Drawn by Faucher-Gudin, from a photograph by Petrie.

They copied the lines of the Phoenician craft, imitated the rigging, and learned to manoeuvre their vessels so well, both on ordinary occasions and in a battle, that they could now oppose to the skilled eastern navigators ships as well fitted out and commanded by captains as experienced as those of Egypt or Asia.

There had been a general movement among all these peoples at the very time when Ramses was repelling the attack of the Libyans; “the isles had quivered, and had vomited forth their people at once.” *

* This campaign is mentioned in the inscription of Medinet-
Habu. We find some information about the war in the Great
Harris Papyrus
, also in the inscription of Medinet-Habu
which describes the campaign of the year V., and in other
shorter texts of the same temple.

They were subjected to one of those irresistible impulses such as had driven the Shepherds into Egypt; or again, in later times, had carried away the Cimmerians and the Scyths to the pillage of Asia Minor: “no country could hold out against their arms, neither Khâti, nor Qodi, nor Carchemish, nor Arvad, nor Alasia, without being brought to nothing.” The ancient kingdoms of Sapalulu and Khâtusaru, already tottering, crumbled to pieces under the shock, and were broken up into their primitive elements. The barbarians, unable to carry the towns by assault, and too impatient to resort to a lengthened siege, spread over the valley of the Orontes, burning and devastating the country everywhere. Having reached the frontiers of the empire, in the country of the Amorites, they came to a halt, and constructing an entrenched camp, installed within it their women and the booty they had acquired. Some of their predatory bands, having ravaged the Bekâa, ended by attacking the subjects of the Pharaoh himself, and their chiefs dreamed of an invasion of Egypt. Ramses, informed of their design by the despatches of his officers and vassals, resolved to prevent its accomplishment. He summoned his troops together, both indigenous and mercenary, in his own person looked after their armament and commissariat, and in the VIIIth year of his reign crossed the frontier near Zalu. He advanced by forced marches to meet the enemy, whom he encountered somewhere in Southern Syria, on the borders of the Shephelah,* and after a stubbornly contested campaign obtained the victory. He carried off from the field, in addition to the treasures of the confederate tribes, some of the chariots which had been used for the transport of their families. The survivors made their way hastily to the north-west, in the direction of the sea, in order to receive the support of their navy, but the king followed them step by step.
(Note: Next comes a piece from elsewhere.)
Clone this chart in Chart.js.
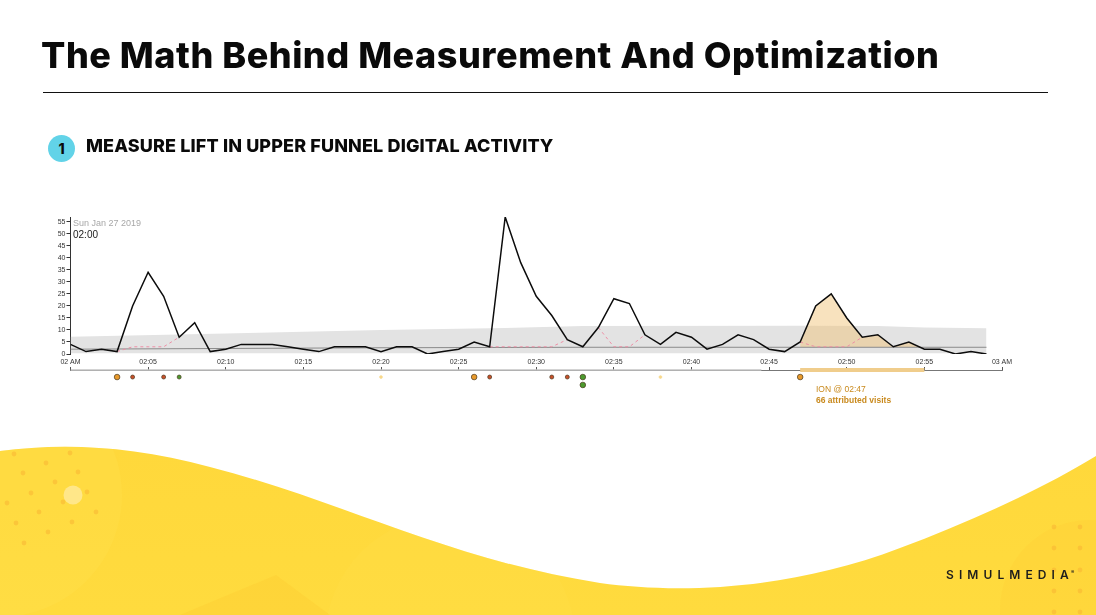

* No site is given for these battles. E. de Rougé placed the
theatre of war in Syria, and his opinion was accepted by
Brugsch. Chabas referred it to the mouth of the Nile near
Pelusium, and his authority has prevailed up to the present.
The remarks of W. Max Müller have brought me back to the
opinion of the earlier Egyptologists; but I differ from him
in looking for the locality further south, and not to the
mouth of Nahr el-Kelb as the site of the naval battle. It
seems to me that the fact that the Zakkala were prisoners at
Dor, and the Pulasati in the Shephelah, is enough to assign
the campaign to the regions I have mentioned in the text.

It is recorded that he occupied himself with lion-hunting en route after the example of the victors of the XVIIIth dynasty, and that he killed three of these animals in the long grass on one occasion on the banks of some river. He rejoined his ships, probably at Jaffa, and made straight for the enemy. The latter were encamped on the level shore, at the head of a bay wide enough to offer to their ships a commodious space for naval evolutions—possibly the mouth of the Belos, in the neighbourhood of Magadîl. The king drove their foot-soldiers into the water at the same moment that his admirals attacked the combined fleet of the Pulasati and Zakkala.